(Written exercise)
Reproduce the records below exactly as they appear, omitting any pictures they contain.

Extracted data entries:
***

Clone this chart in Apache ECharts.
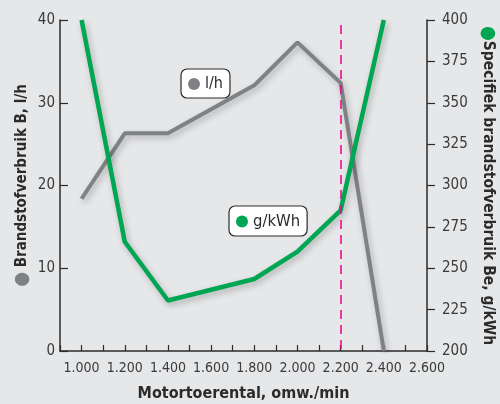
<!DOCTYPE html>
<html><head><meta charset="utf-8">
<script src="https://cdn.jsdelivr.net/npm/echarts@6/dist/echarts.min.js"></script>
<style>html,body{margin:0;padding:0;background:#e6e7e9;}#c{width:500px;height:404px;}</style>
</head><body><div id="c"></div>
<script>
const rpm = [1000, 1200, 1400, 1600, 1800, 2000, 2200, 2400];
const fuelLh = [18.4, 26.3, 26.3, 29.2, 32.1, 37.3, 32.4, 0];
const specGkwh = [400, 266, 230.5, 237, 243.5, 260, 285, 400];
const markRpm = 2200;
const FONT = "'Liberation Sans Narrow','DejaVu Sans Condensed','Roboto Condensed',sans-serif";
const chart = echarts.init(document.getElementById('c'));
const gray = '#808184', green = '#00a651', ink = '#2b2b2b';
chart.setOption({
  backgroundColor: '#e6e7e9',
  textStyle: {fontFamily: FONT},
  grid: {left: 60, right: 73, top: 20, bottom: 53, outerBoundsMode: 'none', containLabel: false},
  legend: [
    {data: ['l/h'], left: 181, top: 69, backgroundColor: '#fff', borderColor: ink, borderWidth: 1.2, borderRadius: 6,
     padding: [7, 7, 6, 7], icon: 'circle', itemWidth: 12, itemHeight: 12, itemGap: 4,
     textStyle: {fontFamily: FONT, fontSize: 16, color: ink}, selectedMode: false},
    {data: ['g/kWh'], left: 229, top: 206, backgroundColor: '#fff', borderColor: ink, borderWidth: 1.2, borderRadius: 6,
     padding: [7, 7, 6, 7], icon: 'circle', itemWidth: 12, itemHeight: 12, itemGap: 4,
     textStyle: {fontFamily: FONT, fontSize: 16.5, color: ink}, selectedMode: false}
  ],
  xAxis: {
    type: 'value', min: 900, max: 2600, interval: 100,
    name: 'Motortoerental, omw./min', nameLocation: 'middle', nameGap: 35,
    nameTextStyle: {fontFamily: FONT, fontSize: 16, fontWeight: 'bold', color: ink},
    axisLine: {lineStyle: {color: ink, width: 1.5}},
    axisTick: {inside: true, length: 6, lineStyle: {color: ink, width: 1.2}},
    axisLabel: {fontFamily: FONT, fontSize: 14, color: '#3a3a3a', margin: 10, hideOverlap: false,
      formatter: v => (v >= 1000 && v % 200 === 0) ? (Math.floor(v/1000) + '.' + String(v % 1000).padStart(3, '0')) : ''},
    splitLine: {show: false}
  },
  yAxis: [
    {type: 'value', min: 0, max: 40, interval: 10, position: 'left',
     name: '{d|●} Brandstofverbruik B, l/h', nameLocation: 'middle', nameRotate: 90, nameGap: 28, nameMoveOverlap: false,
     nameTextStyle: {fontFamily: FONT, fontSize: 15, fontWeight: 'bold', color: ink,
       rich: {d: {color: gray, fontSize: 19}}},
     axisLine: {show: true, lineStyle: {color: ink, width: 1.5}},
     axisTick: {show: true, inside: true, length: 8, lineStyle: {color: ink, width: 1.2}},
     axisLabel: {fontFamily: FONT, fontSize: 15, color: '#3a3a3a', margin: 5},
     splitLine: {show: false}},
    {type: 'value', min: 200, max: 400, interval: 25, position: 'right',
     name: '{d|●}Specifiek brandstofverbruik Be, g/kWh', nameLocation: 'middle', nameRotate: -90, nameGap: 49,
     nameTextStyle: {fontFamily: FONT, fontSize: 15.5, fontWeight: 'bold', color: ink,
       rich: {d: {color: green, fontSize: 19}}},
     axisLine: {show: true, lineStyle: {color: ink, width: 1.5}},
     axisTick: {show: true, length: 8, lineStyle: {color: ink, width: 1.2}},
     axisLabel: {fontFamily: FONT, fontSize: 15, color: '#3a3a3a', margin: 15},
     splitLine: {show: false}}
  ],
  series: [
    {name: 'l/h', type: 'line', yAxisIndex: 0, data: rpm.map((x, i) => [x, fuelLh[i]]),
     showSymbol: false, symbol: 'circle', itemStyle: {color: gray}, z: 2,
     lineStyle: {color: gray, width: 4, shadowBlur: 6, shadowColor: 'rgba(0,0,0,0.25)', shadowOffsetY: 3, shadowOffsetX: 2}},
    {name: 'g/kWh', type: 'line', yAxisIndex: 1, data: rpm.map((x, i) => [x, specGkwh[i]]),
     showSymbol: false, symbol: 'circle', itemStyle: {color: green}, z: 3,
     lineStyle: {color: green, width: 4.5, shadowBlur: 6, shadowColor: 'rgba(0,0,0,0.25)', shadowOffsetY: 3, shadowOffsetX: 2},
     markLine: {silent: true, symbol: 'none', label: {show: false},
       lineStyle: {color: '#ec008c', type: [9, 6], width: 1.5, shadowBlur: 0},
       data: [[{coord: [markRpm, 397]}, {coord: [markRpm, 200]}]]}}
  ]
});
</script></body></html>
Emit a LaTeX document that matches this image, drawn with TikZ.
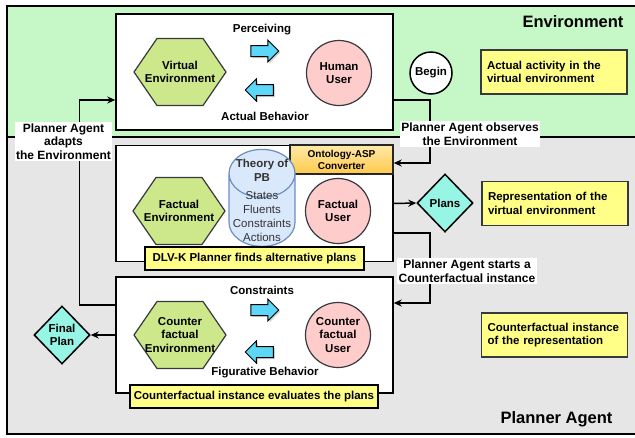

***

(Written solution)
Clone this chart in Apache ECharts.
<!DOCTYPE html>
<html><head><meta charset="utf-8">
<script src="https://cdn.jsdelivr.net/npm/echarts@6/dist/echarts.min.js"></script>
<style>html,body{margin:0;padding:0;background:#e6e7e9;}#c{width:500px;height:404px;}</style>
</head><body><div id="c"></div>
<script>
const rpm = [1000, 1200, 1400, 1600, 1800, 2000, 2200, 2400];
const fuelLh = [18.4, 26.3, 26.3, 29.2, 32.1, 37.3, 32.4, 0];
const specGkwh = [400, 266, 230.5, 237, 243.5, 260, 285, 400];
const markRpm = 2200;
const FONT = "'Liberation Sans Narrow','DejaVu Sans Condensed','Roboto Condensed',sans-serif";
const chart = echarts.init(document.getElementById('c'));
const gray = '#808184', green = '#00a651', ink = '#2b2b2b';
chart.setOption({
  backgroundColor: '#e6e7e9',
  textStyle: {fontFamily: FONT},
  grid: {left: 60, right: 73, top: 20, bottom: 53, outerBoundsMode: 'none', containLabel: false},
  legend: [
    {data: ['l/h'], left: 181, top: 69, backgroundColor: '#fff', borderColor: ink, borderWidth: 1.2, borderRadius: 6,
     padding: [7, 7, 6, 7], icon: 'circle', itemWidth: 12, itemHeight: 12, itemGap: 4,
     textStyle: {fontFamily: FONT, fontSize: 16, color: ink}, selectedMode: false},
    {data: ['g/kWh'], left: 229, top: 206, backgroundColor: '#fff', borderColor: ink, borderWidth: 1.2, borderRadius: 6,
     padding: [7, 7, 6, 7], icon: 'circle', itemWidth: 12, itemHeight: 12, itemGap: 4,
     textStyle: {fontFamily: FONT, fontSize: 16.5, color: ink}, selectedMode: false}
  ],
  xAxis: {
    type: 'value', min: 900, max: 2600, interval: 100,
    name: 'Motortoerental, omw./min', nameLocation: 'middle', nameGap: 35,
    nameTextStyle: {fontFamily: FONT, fontSize: 16, fontWeight: 'bold', color: ink},
    axisLine: {lineStyle: {color: ink, width: 1.5}},
    axisTick: {inside: true, length: 6, lineStyle: {color: ink, width: 1.2}},
    axisLabel: {fontFamily: FONT, fontSize: 14, color: '#3a3a3a', margin: 10, hideOverlap: false,
      formatter: v => (v >= 1000 && v % 200 === 0) ? (Math.floor(v/1000) + '.' + String(v % 1000).padStart(3, '0')) : ''},
    splitLine: {show: false}
  },
  yAxis: [
    {type: 'value', min: 0, max: 40, interval: 10, position: 'left',
     name: '{d|●} Brandstofverbruik B, l/h', nameLocation: 'middle', nameRotate: 90, nameGap: 28, nameMoveOverlap: false,
     nameTextStyle: {fontFamily: FONT, fontSize: 15, fontWeight: 'bold', color: ink,
       rich: {d: {color: gray, fontSize: 19}}},
     axisLine: {show: true, lineStyle: {color: ink, width: 1.5}},
     axisTick: {show: true, inside: true, length: 8, lineStyle: {color: ink, width: 1.2}},
     axisLabel: {fontFamily: FONT, fontSize: 15, color: '#3a3a3a', margin: 5},
     splitLine: {show: false}},
    {type: 'value', min: 200, max: 400, interval: 25, position: 'right',
     name: '{d|●}Specifiek brandstofverbruik Be, g/kWh', nameLocation: 'middle', nameRotate: -90, nameGap: 49,
     nameTextStyle: {fontFamily: FONT, fontSize: 15.5, fontWeight: 'bold', color: ink,
       rich: {d: {color: green, fontSize: 19}}},
     axisLine: {show: true, lineStyle: {color: ink, width: 1.5}},
     axisTick: {show: true, length: 8, lineStyle: {color: ink, width: 1.2}},
     axisLabel: {fontFamily: FONT, fontSize: 15, color: '#3a3a3a', margin: 15},
     splitLine: {show: false}}
  ],
  series: [
    {name: 'l/h', type: 'line', yAxisIndex: 0, data: rpm.map((x, i) => [x, fuelLh[i]]),
     showSymbol: false, symbol: 'circle', itemStyle: {color: gray}, z: 2,
     lineStyle: {color: gray, width: 4, shadowBlur: 6, shadowColor: 'rgba(0,0,0,0.25)', shadowOffsetY: 3, shadowOffsetX: 2}},
    {name: 'g/kWh', type: 'line', yAxisIndex: 1, data: rpm.map((x, i) => [x, specGkwh[i]]),
     showSymbol: false, symbol: 'circle', itemStyle: {color: green}, z: 3,
     lineStyle: {color: green, width: 4.5, shadowBlur: 6, shadowColor: 'rgba(0,0,0,0.25)', shadowOffsetY: 3, shadowOffsetX: 2},
     markLine: {silent: true, symbol: 'none', label: {show: false},
       lineStyle: {color: '#ec008c', type: [9, 6], width: 1.5, shadowBlur: 0},
       data: [[{coord: [markRpm, 397]}, {coord: [markRpm, 200]}]]}}
  ]
});
</script></body></html>
Emit a LaTeX document that matches this image, drawn with TikZ.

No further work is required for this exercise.